Churchill renewed his friendship with Mackenzie King on this visit, and took the opportunity to inquire into the recent and celebrated constitutional difficulty involving the Governor General, Viscount Bing of Vimy, and two Canadian premiers, King and Meighen. King, always suspicious of Churchill, found he had more support from WSC than expected. As King was prime architect of the evolution of the Commonwealth he seems to have been an important influence on gaining Churchill’s appreciation of the Commonwealth ideal of autonomous dominions and governments within the British Empire. On wartime visits Churchill made much of Canada’s growth and economic power, so vital to the Allied victory. Three large chapters, one for each great meeting—Argentia, 1941 and the 1943-44 Quebec conferences (Quadrant and Octagon)—are full of documentary snippets offering insights into high-level diplomacy and strategy. The Argentia meeting, to establish the theme of a United Nations and to lay down principles for a postwar world, is worked out against a backdrop of personal discord between Churchill and King, with WSC attempting some fence mending. The second centred on discussions on nuclear energy, strategy, and future direction of war. The third shows closer bonds of Commonwealth, a meeting of the War Committee of the Canadian Cabinet, and a press conference with Churchill. Dilks provides lovely bridges to the materials, and identifies with editorial skill various prominent figures who grace these pages. This is a rich tapestry of Canadian political life.

The best most original scholarship is the post-1945 era. Churchill came to Canada in 1952 and 1954. He was bullish on the country, as he so said in Ottawa in 1952, in the presence of Prime Minister St. Laurent:

Upon the whole surface of the globe there is no more spacious and splendid domain open to the activity and genius of free men, with one hand clasping in enduring friendship with the United States, and the other spread across the ocean both to Britain and to France. You will have a sacred mission to discharge. That you will be worthy of it I do not doubt. God bless you all.

It was a wholesome, generous tribute, but Churchill was not in top form.

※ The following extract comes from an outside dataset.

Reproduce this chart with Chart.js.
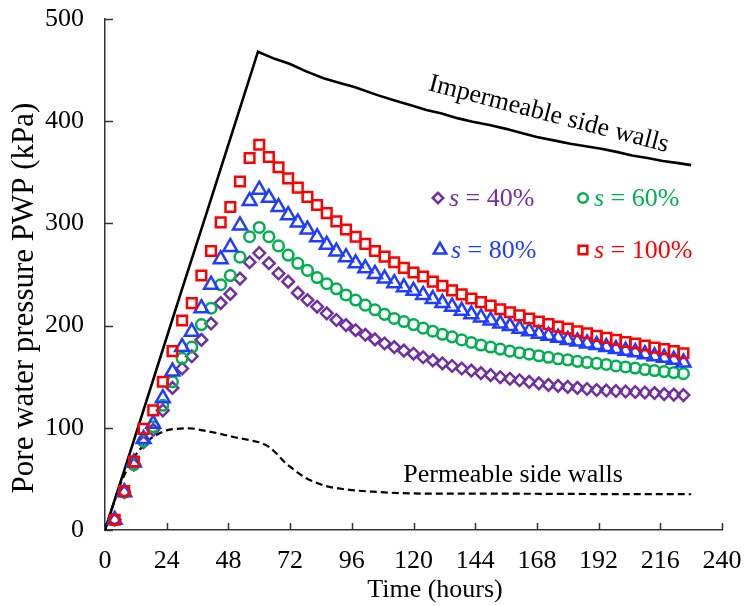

Recently in Washington he had strenuously and unsuccessfully fought against Dean Acheson and the Joint Chiefs of Staff about the evolution of a Supreme Command, North Atlantic.

Churchill, older and weaker now, was energized by sentiment: he pushed upon the Canadians to retain “Rule Britannia” as the Royal Canadian Navy’s signature song, but Canadian statesmen had to point out that the more appropriate “Vive la Canadienne” had been officially adopted. Still, the hosts yielded agreeably to the appeals of the guest, and “Rule Britannia” was played by the RCAF band on all suitable occasions when Churchill was present.

Claxton, in a rare insight, tells us that Churchill was delighted with Canadian-built Sabre aircraft sent to Britain and used in RAF squadrons, because as Churchill said, the existing air capability of fighter aircraft of the Hunter and Swift type were no match for the Russian MIGs.

Canadian postwar loans to Britain, and similar debts written off from the World War II receive scant treatment here. These were years of mighty Canadian commitment to NATO and to European security, and before 1956, when Canada departed from British policy on the matter of Suez, 1956, the, the Anglo-Canadian alliance was fixed and inviolate.

This is a grand and handsome book, a superb companion to modern histories of Canada and the UK as seen through Churchill’s eyes and those who saw Churchill in Canada Bringing together so much vast information, some of it hitherto unavailable, makes it an imperishable book, a credit to author and publisher alike. It gives enhanced value to the Canadian side and insights into modern history, so often neglected. Of course it shows aspects of Canadian independent thought and muted paranoia, for having to grow up with John Bull as well as Uncle Sam was never, and could never, be easy.